╔══

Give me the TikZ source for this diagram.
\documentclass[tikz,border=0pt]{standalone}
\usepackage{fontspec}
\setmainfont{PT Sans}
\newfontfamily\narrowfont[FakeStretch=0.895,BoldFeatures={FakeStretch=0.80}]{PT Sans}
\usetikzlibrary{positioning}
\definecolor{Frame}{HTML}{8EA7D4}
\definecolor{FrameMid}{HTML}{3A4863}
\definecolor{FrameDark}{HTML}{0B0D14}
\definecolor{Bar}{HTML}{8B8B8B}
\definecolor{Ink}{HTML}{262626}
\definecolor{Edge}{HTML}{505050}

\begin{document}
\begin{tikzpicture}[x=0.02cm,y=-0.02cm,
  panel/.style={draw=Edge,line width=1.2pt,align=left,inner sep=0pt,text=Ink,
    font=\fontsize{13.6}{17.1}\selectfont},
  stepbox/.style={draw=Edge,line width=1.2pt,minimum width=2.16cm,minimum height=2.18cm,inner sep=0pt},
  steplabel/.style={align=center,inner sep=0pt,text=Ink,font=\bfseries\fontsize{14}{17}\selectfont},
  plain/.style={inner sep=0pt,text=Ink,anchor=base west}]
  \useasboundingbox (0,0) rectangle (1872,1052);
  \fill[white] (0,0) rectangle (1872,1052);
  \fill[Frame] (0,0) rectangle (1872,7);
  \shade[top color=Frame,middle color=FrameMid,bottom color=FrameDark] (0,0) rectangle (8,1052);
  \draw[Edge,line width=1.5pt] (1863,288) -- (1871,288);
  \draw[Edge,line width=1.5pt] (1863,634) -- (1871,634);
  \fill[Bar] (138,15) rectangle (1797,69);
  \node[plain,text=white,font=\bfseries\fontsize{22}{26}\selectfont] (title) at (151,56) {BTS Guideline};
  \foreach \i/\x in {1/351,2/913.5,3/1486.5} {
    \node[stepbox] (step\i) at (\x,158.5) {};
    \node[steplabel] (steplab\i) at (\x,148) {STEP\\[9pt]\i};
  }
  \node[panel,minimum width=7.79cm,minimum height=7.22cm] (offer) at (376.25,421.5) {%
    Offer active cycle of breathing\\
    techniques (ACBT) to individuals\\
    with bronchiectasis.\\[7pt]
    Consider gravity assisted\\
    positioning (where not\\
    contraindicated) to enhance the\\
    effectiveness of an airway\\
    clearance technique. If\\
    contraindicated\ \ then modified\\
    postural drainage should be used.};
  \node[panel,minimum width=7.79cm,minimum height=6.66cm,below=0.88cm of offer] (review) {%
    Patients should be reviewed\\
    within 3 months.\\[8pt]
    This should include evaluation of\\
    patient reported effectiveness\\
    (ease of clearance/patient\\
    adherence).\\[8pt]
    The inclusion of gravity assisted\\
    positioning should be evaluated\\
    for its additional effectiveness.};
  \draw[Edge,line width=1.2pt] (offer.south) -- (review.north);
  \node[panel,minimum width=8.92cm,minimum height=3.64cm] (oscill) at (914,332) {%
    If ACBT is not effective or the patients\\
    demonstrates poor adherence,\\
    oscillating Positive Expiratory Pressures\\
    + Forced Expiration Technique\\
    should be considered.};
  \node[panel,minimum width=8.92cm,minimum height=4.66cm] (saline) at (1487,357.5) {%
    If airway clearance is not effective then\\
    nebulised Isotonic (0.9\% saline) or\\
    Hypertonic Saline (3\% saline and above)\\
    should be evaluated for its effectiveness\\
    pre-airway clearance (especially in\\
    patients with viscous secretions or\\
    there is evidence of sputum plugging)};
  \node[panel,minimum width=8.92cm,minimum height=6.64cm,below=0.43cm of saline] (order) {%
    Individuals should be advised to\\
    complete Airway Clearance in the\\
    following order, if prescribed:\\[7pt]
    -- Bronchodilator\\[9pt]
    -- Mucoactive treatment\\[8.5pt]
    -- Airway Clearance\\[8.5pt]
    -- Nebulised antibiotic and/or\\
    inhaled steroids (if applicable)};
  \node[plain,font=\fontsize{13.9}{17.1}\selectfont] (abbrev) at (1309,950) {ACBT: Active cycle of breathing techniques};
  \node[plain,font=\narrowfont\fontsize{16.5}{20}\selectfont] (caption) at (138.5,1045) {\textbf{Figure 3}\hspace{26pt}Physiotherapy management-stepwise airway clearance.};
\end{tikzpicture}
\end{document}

╚══

- [What the exercise asks]: Write out the full listing, keeping every line exactly as it is.

- [Complete answer]:
Give me the TikZ source for this diagram.
\documentclass[tikz,border=0pt]{standalone}
\usepackage{fontspec}
\setmainfont{PT Sans}
\newfontfamily\narrowfont[FakeStretch=0.895,BoldFeatures={FakeStretch=0.80}]{PT Sans}
\usetikzlibrary{positioning}
\definecolor{Frame}{HTML}{8EA7D4}
\definecolor{FrameMid}{HTML}{3A4863}
\definecolor{FrameDark}{HTML}{0B0D14}
\definecolor{Bar}{HTML}{8B8B8B}
\definecolor{Ink}{HTML}{262626}
\definecolor{Edge}{HTML}{505050}

\begin{document}
\begin{tikzpicture}[x=0.02cm,y=-0.02cm,
  panel/.style={draw=Edge,line width=1.2pt,align=left,inner sep=0pt,text=Ink,
    font=\fontsize{13.6}{17.1}\selectfont},
  stepbox/.style={draw=Edge,line width=1.2pt,minimum width=2.16cm,minimum height=2.18cm,inner sep=0pt},
  steplabel/.style={align=center,inner sep=0pt,text=Ink,font=\bfseries\fontsize{14}{17}\selectfont},
  plain/.style={inner sep=0pt,text=Ink,anchor=base west}]
  \useasboundingbox (0,0) rectangle (1872,1052);
  \fill[white] (0,0) rectangle (1872,1052);
  \fill[Frame] (0,0) rectangle (1872,7);
  \shade[top color=Frame,middle color=FrameMid,bottom color=FrameDark] (0,0) rectangle (8,1052);
  \draw[Edge,line width=1.5pt] (1863,288) -- (1871,288);
  \draw[Edge,line width=1.5pt] (1863,634) -- (1871,634);
  \fill[Bar] (138,15) rectangle (1797,69);
  \node[plain,text=white,font=\bfseries\fontsize{22}{26}\selectfont] (title) at (151,56) {BTS Guideline};
  \foreach \i/\x in {1/351,2/913.5,3/1486.5} {
    \node[stepbox] (step\i) at (\x,158.5) {};
    \node[steplabel] (steplab\i) at (\x,148) {STEP\\[9pt]\i};
  }
  \node[panel,minimum width=7.79cm,minimum height=7.22cm] (offer) at (376.25,421.5) {%
    Offer active cycle of breathing\\
    techniques (ACBT) to individuals\\
    with bronchiectasis.\\[7pt]
    Consider gravity assisted\\
    positioning (where not\\
    contraindicated) to enhance the\\
    effectiveness of an airway\\
    clearance technique. If\\
    contraindicated\ \ then modified\\
    postural drainage should be used.};
  \node[panel,minimum width=7.79cm,minimum height=6.66cm,below=0.88cm of offer] (review) {%
    Patients should be reviewed\\
    within 3 months.\\[8pt]
    This should include evaluation of\\
    patient reported effectiveness\\
    (ease of clearance/patient\\
    adherence).\\[8pt]
    The inclusion of gravity assisted\\
    positioning should be evaluated\\
    for its additional effectiveness.};
  \draw[Edge,line width=1.2pt] (offer.south) -- (review.north);
  \node[panel,minimum width=8.92cm,minimum height=3.64cm] (oscill) at (914,332) {%
    If ACBT is not effective or the patients\\
    demonstrates poor adherence,\\
    oscillating Positive Expiratory Pressures\\
    + Forced Expiration Technique\\
    should be considered.};
  \node[panel,minimum width=8.92cm,minimum height=4.66cm] (saline) at (1487,357.5) {%
    If airway clearance is not effective then\\
    nebulised Isotonic (0.9\% saline) or\\
    Hypertonic Saline (3\% saline and above)\\
    should be evaluated for its effectiveness\\
    pre-airway clearance (especially in\\
    patients with viscous secretions or\\
    there is evidence of sputum plugging)};
  \node[panel,minimum width=8.92cm,minimum height=6.64cm,below=0.43cm of saline] (order) {%
    Individuals should be advised to\\
    complete Airway Clearance in the\\
    following order, if prescribed:\\[7pt]
    -- Bronchodilator\\[9pt]
    -- Mucoactive treatment\\[8.5pt]
    -- Airway Clearance\\[8.5pt]
    -- Nebulised antibiotic and/or\\
    inhaled steroids (if applicable)};
  \node[plain,font=\fontsize{13.9}{17.1}\selectfont] (abbrev) at (1309,950) {ACBT: Active cycle of breathing techniques};
  \node[plain,font=\narrowfont\fontsize{16.5}{20}\selectfont] (caption) at (138.5,1045) {\textbf{Figure 3}\hspace{26pt}Physiotherapy management-stepwise airway clearance.};
\end{tikzpicture}
\end{document}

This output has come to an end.